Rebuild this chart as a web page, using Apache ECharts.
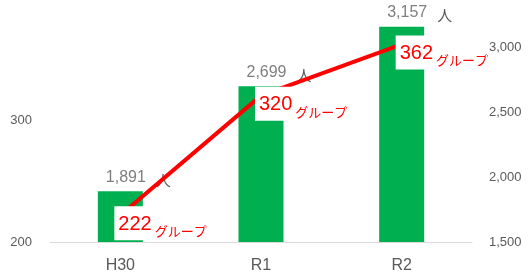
<!DOCTYPE html>
<html>
<head>
<meta charset="utf-8">
<script src="https://cdn.jsdelivr.net/npm/echarts@6/dist/echarts.min.js"></script>
<style>
  html, body { margin: 0; padding: 0; background: #fff; }
  #main { width: 529px; height: 278px; }
</style>
</head>
<body>
<div id="main"></div>
<script>
// 年度
var categories = ['H30', 'R1', 'R2'];
// 人数（棒）
var people = [1891, 2699, 3157];
// グループ数（折れ線）
var groups = [222, 320, 362];

var chart = echarts.init(document.getElementById('main'));

var numFont = '"Liberation Sans", "Noto Sans CJK JP", sans-serif';
var jpFont = '"Noto Sans CJK JP", sans-serif';

var option = {
  animation: false,
  backgroundColor: '#fff',
  grid: { left: 50, right: 57, top: 20, bottom: 36 },
  xAxis: {
    type: 'category',
    data: categories,
    axisLine: { lineStyle: { color: '#d9d9d9' } },
    axisTick: { show: false },
    axisLabel: { color: '#595959', fontSize: 16, fontFamily: numFont, margin: 16 }
  },
  yAxis: [{
    type: 'value',
    min: 200,
    max: 382,
    interval: 100,
    splitLine: { show: false },
    axisLine: { show: false },
    axisTick: { show: false },
    axisLabel: { color: '#595959', fontSize: 13, fontFamily: numFont, margin: 18, showMaxLabel: false }
  }, {
    type: 'value',
    min: 1500,
    max: 3208,
    interval: 500,
    splitLine: { show: false },
    axisLine: { show: false },
    axisTick: { show: false },
    axisLabel: {
      color: '#595959', fontSize: 13, fontFamily: numFont, margin: 17, showMaxLabel: false,
      formatter: function (v) { return v.toLocaleString('en-US'); }
    }
  }],
  series: [{
    name: '人数',
    type: 'bar',
    yAxisIndex: 1,
    data: people,
    barWidth: 45,
    itemStyle: { color: '#00b050' },
    label: {
      show: true,
      position: 'top',
      offset: [18, -1],
      formatter: function (p) {
        return '{n|' + p.value.toLocaleString('en-US') + '}   {u|人}';
      },
      rich: {
        n: { fontSize: 16, color: '#7f7f7f', fontFamily: numFont },
        u: { fontSize: 15, color: '#595959', fontFamily: jpFont, padding: [0, 0, -6, 0] }
      }
    }
  }, {
    name: 'グループ',
    type: 'line',
    yAxisIndex: 0,
    data: groups,
    symbol: 'circle',
    symbolSize: 2,
    lineStyle: { color: '#ff0000', width: 4 },
    itemStyle: { color: '#ff0000' },
    z: 5,
    label: {
      show: true,
      position: [-5, -8],
      align: 'left',
      verticalAlign: 'top',
      formatter: function (p) {
        return '{n|' + p.value + '}{u|グループ}';
      },
      rich: {
        n: {
          fontSize: 20, color: '#ff0000', fontFamily: numFont,
          backgroundColor: '#fff', padding: [8, 2, 6, 4]
        },
        u: {
          fontSize: 13, color: '#ff0000', fontFamily: jpFont,
          padding: [0, 0, -16, 1]
        }
      }
    }
  }]
};

chart.setOption(option);
</script>
</body>
</html>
* * *
• [Your instructions]
Please set down each line of the data above exactly as written, without the pictures.

• [Response to the exercise]
Rebuild this chart as a web page, using Apache ECharts.
<!DOCTYPE html>
<html>
<head>
<meta charset="utf-8">
<script src="https://cdn.jsdelivr.net/npm/echarts@6/dist/echarts.min.js"></script>
<style>
  html, body { margin: 0; padding: 0; background: #fff; }
  #main { width: 529px; height: 278px; }
</style>
</head>
<body>
<div id="main"></div>
<script>
// 年度
var categories = ['H30', 'R1', 'R2'];
// 人数（棒）
var people = [1891, 2699, 3157];
// グループ数（折れ線）
var groups = [222, 320, 362];

var chart = echarts.init(document.getElementById('main'));

var numFont = '"Liberation Sans", "Noto Sans CJK JP", sans-serif';
var jpFont = '"Noto Sans CJK JP", sans-serif';

var option = {
  animation: false,
  backgroundColor: '#fff',
  grid: { left: 50, right: 57, top: 20, bottom: 36 },
  xAxis: {
    type: 'category',
    data: categories,
    axisLine: { lineStyle: { color: '#d9d9d9' } },
    axisTick: { show: false },
    axisLabel: { color: '#595959', fontSize: 16, fontFamily: numFont, margin: 16 }
  },
  yAxis: [{
    type: 'value',
    min: 200,
    max: 382,
    interval: 100,
    splitLine: { show: false },
    axisLine: { show: false },
    axisTick: { show: false },
    axisLabel: { color: '#595959', fontSize: 13, fontFamily: numFont, margin: 18, showMaxLabel: false }
  }, {
    type: 'value',
    min: 1500,
    max: 3208,
    interval: 500,
    splitLine: { show: false },
    axisLine: { show: false },
    axisTick: { show: false },
    axisLabel: {
      color: '#595959', fontSize: 13, fontFamily: numFont, margin: 17, showMaxLabel: false,
      formatter: function (v) { return v.toLocaleString('en-US'); }
    }
  }],
  series: [{
    name: '人数',
    type: 'bar',
    yAxisIndex: 1,
    data: people,
    barWidth: 45,
    itemStyle: { color: '#00b050' },
    label: {
      show: true,
      position: 'top',
      offset: [18, -1],
      formatter: function (p) {
        return '{n|' + p.value.toLocaleString('en-US') + '}   {u|人}';
      },
      rich: {
        n: { fontSize: 16, color: '#7f7f7f', fontFamily: numFont },
        u: { fontSize: 15, color: '#595959', fontFamily: jpFont, padding: [0, 0, -6, 0] }
      }
    }
  }, {
    name: 'グループ',
    type: 'line',
    yAxisIndex: 0,
    data: groups,
    symbol: 'circle',
    symbolSize: 2,
    lineStyle: { color: '#ff0000', width: 4 },
    itemStyle: { color: '#ff0000' },
    z: 5,
    label: {
      show: true,
      position: [-5, -8],
      align: 'left',
      verticalAlign: 'top',
      formatter: function (p) {
        return '{n|' + p.value + '}{u|グループ}';
      },
      rich: {
        n: {
          fontSize: 20, color: '#ff0000', fontFamily: numFont,
          backgroundColor: '#fff', padding: [8, 2, 6, 4]
        },
        u: {
          fontSize: 13, color: '#ff0000', fontFamily: jpFont,
          padding: [0, 0, -16, 1]
        }
      }
    }
  }]
};

chart.setOption(option);
</script>
</body>
</html>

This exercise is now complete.